-- Start of Dataset records --
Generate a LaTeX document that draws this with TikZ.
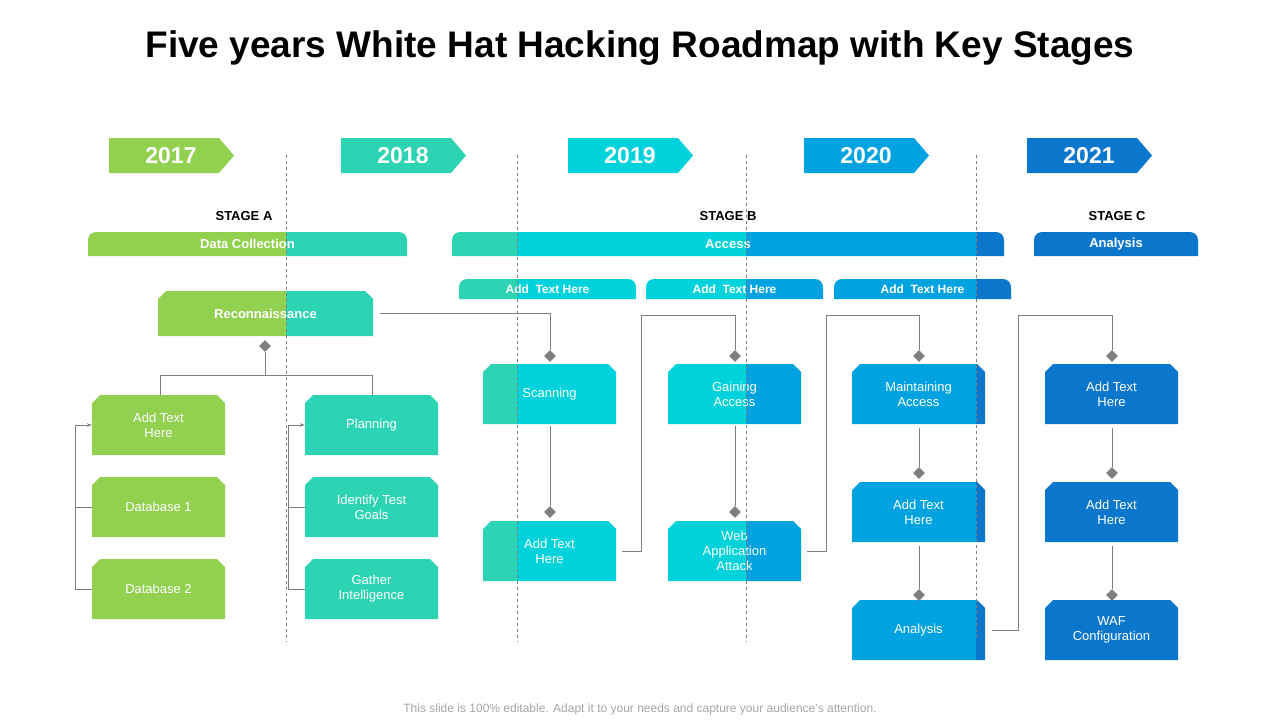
\documentclass[tikz,border=0pt]{standalone}
\usepackage{fontspec}
\setmainfont{Liberation Sans}
\usetikzlibrary{shapes.geometric,arrows.meta}
\definecolor{cA}{HTML}{92D050}
\definecolor{cB}{HTML}{2DD4B4}
\definecolor{cC}{HTML}{00D2DC}
\definecolor{cD}{HTML}{00A3E0}
\definecolor{cE}{HTML}{0A77CC}
\definecolor{ln}{HTML}{7F7F7F}
\newcommand{\bands}{%
\fill[cA] (0,0) rectangle (286,720);\fill[cB] (286,0) rectangle (517,720);
\fill[cC] (517,0) rectangle (746,720);\fill[cD] (746,0) rectangle (976,720);
\fill[cE] (976,0) rectangle (1280,720);}
% chamfered box: name, left, top, right, bottom, text
\newcommand{\cbx}[6]{%
\begin{scope}\clip (#2,#5) -- (#2,#3+8) -- (#2+8,#3) -- (#4-8,#3) -- (#4,#3+8) -- (#4,#5) -- cycle;\bands\end{scope}
\node[txt] (#1) at ({(#2+#4)/2},{(#3+#5)/2}) [minimum width=#4-#2, minimum height=#5-#3] {#6};}
% rounded-top bar
\newcommand{\rbar}[6]{%
\begin{scope}\clip (#2,#5) -- (#2,#3+8) arc[start angle=180,end angle=270,radius=8] -- (#4-8,#3) arc[start angle=270,end angle=360,radius=8] -- (#4,#5) -- cycle;\bands\end{scope}
\node[bartxt,font=\fontsize{#6}{#6}\selectfont\bfseries] (#1) at ({(#2+#4)/2},{(#3+#5)/2}) [minimum width=#4-#2, minimum height=#5-#3] {};}
\newcommand{\yr}[4]{%
\fill[#4] (#2,138) -- (#2+110,138) -- (#2+125,155.5) -- (#2+110,173) -- (#2,173) -- cycle;
\node[font=\fontsize{23}{23}\selectfont\bfseries,text=white] (#1) at (#2+62,155.5) {#3};}
\tikzset{txt/.style={text=white,align=center,font=\fontsize{13}{15}\selectfont,inner sep=0pt},
bartxt/.style={text=white,inner sep=0pt},
dm/.style={diamond,fill=ln,minimum size=12pt,inner sep=0pt},
cn/.style={ln,line width=0.9pt},
dsh/.style={ln,dashed,line width=0.8pt}}
\begin{document}
\begin{tikzpicture}[x=1pt,y=-1pt]
\useasboundingbox (0,0) rectangle (1280,720);
\node[font=\fontsize{37}{37}\selectfont\bfseries] (title) at (640,48) {Five years White Hat Hacking Roadmap with Key Stages};
\yr{y17}{109}{2017}{cA}\yr{y18}{341}{2018}{cB}\yr{y19}{568}{2019}{cC}\yr{y20}{804}{2020}{cD}\yr{y21}{1027}{2021}{cE}
\node[font=\fontsize{13}{13}\selectfont\bfseries] (sa) at (244,216) {STAGE A};
\node[font=\fontsize{13}{13}\selectfont\bfseries] (sb) at (728,216) {STAGE B};
\node[font=\fontsize{13}{13}\selectfont\bfseries] (sc) at (1117,216) {STAGE C};
\rbar{dc}{88}{232}{407}{256}{13}\node[bartxt,font=\fontsize{13}{13}\selectfont\bfseries] at (dc) {Data Collection};
\rbar{ac}{452}{232}{1004}{256}{13}\node[bartxt,font=\fontsize{13}{13}\selectfont\bfseries] at (ac) {Access};
\rbar{an}{1034}{232}{1198}{256}{13}\node[bartxt,font=\fontsize{13}{13}\selectfont\bfseries] at (an) {Analysis};
\rbar{h1}{459}{279}{636}{299}{12}\node[bartxt,font=\fontsize{12}{12}\selectfont\bfseries] at (h1) {Add\ \ Text Here};
\rbar{h2}{646}{279}{823}{299}{12}\node[bartxt,font=\fontsize{12}{12}\selectfont\bfseries] at (h2) {Add\ \ Text Here};
\rbar{h3}{834}{279}{1011}{299}{12}\node[bartxt,font=\fontsize{12}{12}\selectfont\bfseries] at (h3) {Add\ \ Text Here};
\cbx{rec}{158}{291}{373}{336}{\bfseries Reconnaissance}
\cbx{l1}{92}{395}{225}{455}{Add Text\\Here}
\cbx{l2}{92}{477}{225}{537}{Database 1}
\cbx{l3}{92}{559}{225}{619}{Database 2}
\cbx{p1}{305}{395}{438}{455}{Planning}
\cbx{p2}{305}{477}{438}{537}{Identify Test\\Goals}
\cbx{p3}{305}{559}{438}{619}{Gather\\Intelligence}
\cbx{s1}{483}{364}{616}{424}{Scanning}
\cbx{s2}{483}{521}{616}{581}{Add Text\\Here}
\cbx{g1}{668}{364}{801}{424}{Gaining\\Access}
\cbx{g2}{668}{521}{801}{581}{Web\\Application\\Attack}
\cbx{m1}{852}{364}{985}{424}{Maintaining\\Access}
\cbx{m2}{852}{482}{985}{542}{Add Text\\Here}
\cbx{m3}{852}{600}{985}{660}{Analysis}
\cbx{a1}{1045}{364}{1178}{424}{Add Text\\Here}
\cbx{a2}{1045}{482}{1178}{542}{Add Text\\Here}
\cbx{a3}{1045}{600}{1178}{660}{WAF\\Configuration}
\foreach \x in {286,517,746,976} \draw[dsh] (\x,155) -- (\x,642);
\node[dm] (d0) at (265,346) {};
\node[dm] (ds1) at (550,356) {};\node[dm] (ds2) at (550,512) {};
\node[dm] (dg1) at (735,356) {};\node[dm] (dg2) at (735,512) {};
\node[dm] (dm1) at (919,356) {};\node[dm] (dm2) at (919,473) {};\node[dm] (dm3) at (919,595) {};
\node[dm] (da1) at (1112,356) {};\node[dm] (da2) at (1112,473) {};\node[dm] (da3) at (1112,595) {};
\draw[cn] (d0) -- (265,375) -| (160,395);
\draw[cn] (265,375) -| (372,395);
\draw[cn,-{Stealth[length=5pt]}] (l3.west) -- (75,589) -- (75,425) -- (l1.west);
\draw[cn] (l2.west) -- (75,507);
\draw[cn,-{Stealth[length=5pt]}] (p3.west) -- (288,589) -- (288,425) -- (p1.west);
\draw[cn] (p2.west) -- (288,507);
\draw[cn] ([xshift=7pt]rec.east) -| (ds1);
\draw[cn] (ds2) -- (550,426);
\draw[cn] ([xshift=6pt]s2.east) -| (641,315) -| (dg1);
\draw[cn] (dg2) -- (735,426);
\draw[cn] ([xshift=6pt]g2.east) -| (826,315) -| (dm1);
\draw[cn] (dm2) -- (919,428);
\draw[cn] (dm3) -- (919,546);
\draw[cn] ([xshift=7pt]m3.east) -| (1018,315) -| (da1);
\draw[cn] (da2) -- (1112,428);
\draw[cn] (da3) -- (1112,546);
\node[text=ln!70,font=\fontsize{12}{12}\selectfont] (foot) at (640,709) {This slide is 100\% editable. Adapt it to your needs and capture your audience's attention.};
\end{tikzpicture}
\end{document}
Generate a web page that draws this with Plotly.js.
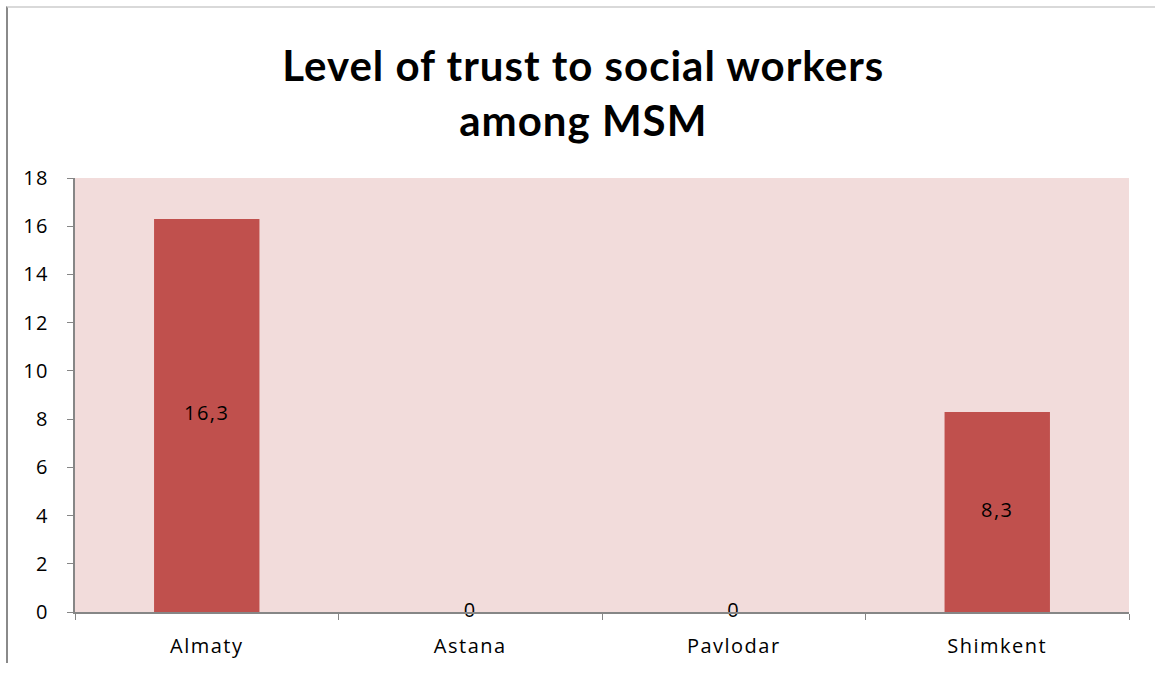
-- End of Dataset records --
◆ Goal
Every entry must be reproduced exactly, with the images left out.

◆ Finished task
Generate a LaTeX document that draws this with TikZ.
\documentclass[tikz,border=0pt]{standalone}
\usepackage{fontspec}
\setmainfont{Liberation Sans}
\usetikzlibrary{shapes.geometric,arrows.meta}
\definecolor{cA}{HTML}{92D050}
\definecolor{cB}{HTML}{2DD4B4}
\definecolor{cC}{HTML}{00D2DC}
\definecolor{cD}{HTML}{00A3E0}
\definecolor{cE}{HTML}{0A77CC}
\definecolor{ln}{HTML}{7F7F7F}
\newcommand{\bands}{%
\fill[cA] (0,0) rectangle (286,720);\fill[cB] (286,0) rectangle (517,720);
\fill[cC] (517,0) rectangle (746,720);\fill[cD] (746,0) rectangle (976,720);
\fill[cE] (976,0) rectangle (1280,720);}
% chamfered box: name, left, top, right, bottom, text
\newcommand{\cbx}[6]{%
\begin{scope}\clip (#2,#5) -- (#2,#3+8) -- (#2+8,#3) -- (#4-8,#3) -- (#4,#3+8) -- (#4,#5) -- cycle;\bands\end{scope}
\node[txt] (#1) at ({(#2+#4)/2},{(#3+#5)/2}) [minimum width=#4-#2, minimum height=#5-#3] {#6};}
% rounded-top bar
\newcommand{\rbar}[6]{%
\begin{scope}\clip (#2,#5) -- (#2,#3+8) arc[start angle=180,end angle=270,radius=8] -- (#4-8,#3) arc[start angle=270,end angle=360,radius=8] -- (#4,#5) -- cycle;\bands\end{scope}
\node[bartxt,font=\fontsize{#6}{#6}\selectfont\bfseries] (#1) at ({(#2+#4)/2},{(#3+#5)/2}) [minimum width=#4-#2, minimum height=#5-#3] {};}
\newcommand{\yr}[4]{%
\fill[#4] (#2,138) -- (#2+110,138) -- (#2+125,155.5) -- (#2+110,173) -- (#2,173) -- cycle;
\node[font=\fontsize{23}{23}\selectfont\bfseries,text=white] (#1) at (#2+62,155.5) {#3};}
\tikzset{txt/.style={text=white,align=center,font=\fontsize{13}{15}\selectfont,inner sep=0pt},
bartxt/.style={text=white,inner sep=0pt},
dm/.style={diamond,fill=ln,minimum size=12pt,inner sep=0pt},
cn/.style={ln,line width=0.9pt},
dsh/.style={ln,dashed,line width=0.8pt}}
\begin{document}
\begin{tikzpicture}[x=1pt,y=-1pt]
\useasboundingbox (0,0) rectangle (1280,720);
\node[font=\fontsize{37}{37}\selectfont\bfseries] (title) at (640,48) {Five years White Hat Hacking Roadmap with Key Stages};
\yr{y17}{109}{2017}{cA}\yr{y18}{341}{2018}{cB}\yr{y19}{568}{2019}{cC}\yr{y20}{804}{2020}{cD}\yr{y21}{1027}{2021}{cE}
\node[font=\fontsize{13}{13}\selectfont\bfseries] (sa) at (244,216) {STAGE A};
\node[font=\fontsize{13}{13}\selectfont\bfseries] (sb) at (728,216) {STAGE B};
\node[font=\fontsize{13}{13}\selectfont\bfseries] (sc) at (1117,216) {STAGE C};
\rbar{dc}{88}{232}{407}{256}{13}\node[bartxt,font=\fontsize{13}{13}\selectfont\bfseries] at (dc) {Data Collection};
\rbar{ac}{452}{232}{1004}{256}{13}\node[bartxt,font=\fontsize{13}{13}\selectfont\bfseries] at (ac) {Access};
\rbar{an}{1034}{232}{1198}{256}{13}\node[bartxt,font=\fontsize{13}{13}\selectfont\bfseries] at (an) {Analysis};
\rbar{h1}{459}{279}{636}{299}{12}\node[bartxt,font=\fontsize{12}{12}\selectfont\bfseries] at (h1) {Add\ \ Text Here};
\rbar{h2}{646}{279}{823}{299}{12}\node[bartxt,font=\fontsize{12}{12}\selectfont\bfseries] at (h2) {Add\ \ Text Here};
\rbar{h3}{834}{279}{1011}{299}{12}\node[bartxt,font=\fontsize{12}{12}\selectfont\bfseries] at (h3) {Add\ \ Text Here};
\cbx{rec}{158}{291}{373}{336}{\bfseries Reconnaissance}
\cbx{l1}{92}{395}{225}{455}{Add Text\\Here}
\cbx{l2}{92}{477}{225}{537}{Database 1}
\cbx{l3}{92}{559}{225}{619}{Database 2}
\cbx{p1}{305}{395}{438}{455}{Planning}
\cbx{p2}{305}{477}{438}{537}{Identify Test\\Goals}
\cbx{p3}{305}{559}{438}{619}{Gather\\Intelligence}
\cbx{s1}{483}{364}{616}{424}{Scanning}
\cbx{s2}{483}{521}{616}{581}{Add Text\\Here}
\cbx{g1}{668}{364}{801}{424}{Gaining\\Access}
\cbx{g2}{668}{521}{801}{581}{Web\\Application\\Attack}
\cbx{m1}{852}{364}{985}{424}{Maintaining\\Access}
\cbx{m2}{852}{482}{985}{542}{Add Text\\Here}
\cbx{m3}{852}{600}{985}{660}{Analysis}
\cbx{a1}{1045}{364}{1178}{424}{Add Text\\Here}
\cbx{a2}{1045}{482}{1178}{542}{Add Text\\Here}
\cbx{a3}{1045}{600}{1178}{660}{WAF\\Configuration}
\foreach \x in {286,517,746,976} \draw[dsh] (\x,155) -- (\x,642);
\node[dm] (d0) at (265,346) {};
\node[dm] (ds1) at (550,356) {};\node[dm] (ds2) at (550,512) {};
\node[dm] (dg1) at (735,356) {};\node[dm] (dg2) at (735,512) {};
\node[dm] (dm1) at (919,356) {};\node[dm] (dm2) at (919,473) {};\node[dm] (dm3) at (919,595) {};
\node[dm] (da1) at (1112,356) {};\node[dm] (da2) at (1112,473) {};\node[dm] (da3) at (1112,595) {};
\draw[cn] (d0) -- (265,375) -| (160,395);
\draw[cn] (265,375) -| (372,395);
\draw[cn,-{Stealth[length=5pt]}] (l3.west) -- (75,589) -- (75,425) -- (l1.west);
\draw[cn] (l2.west) -- (75,507);
\draw[cn,-{Stealth[length=5pt]}] (p3.west) -- (288,589) -- (288,425) -- (p1.west);
\draw[cn] (p2.west) -- (288,507);
\draw[cn] ([xshift=7pt]rec.east) -| (ds1);
\draw[cn] (ds2) -- (550,426);
\draw[cn] ([xshift=6pt]s2.east) -| (641,315) -| (dg1);
\draw[cn] (dg2) -- (735,426);
\draw[cn] ([xshift=6pt]g2.east) -| (826,315) -| (dm1);
\draw[cn] (dm2) -- (919,428);
\draw[cn] (dm3) -- (919,546);
\draw[cn] ([xshift=7pt]m3.east) -| (1018,315) -| (da1);
\draw[cn] (da2) -- (1112,428);
\draw[cn] (da3) -- (1112,546);
\node[text=ln!70,font=\fontsize{12}{12}\selectfont] (foot) at (640,709) {This slide is 100\% editable. Adapt it to your needs and capture your audience's attention.};
\end{tikzpicture}
\end{document}
Generate a web page that draws this with Plotly.js.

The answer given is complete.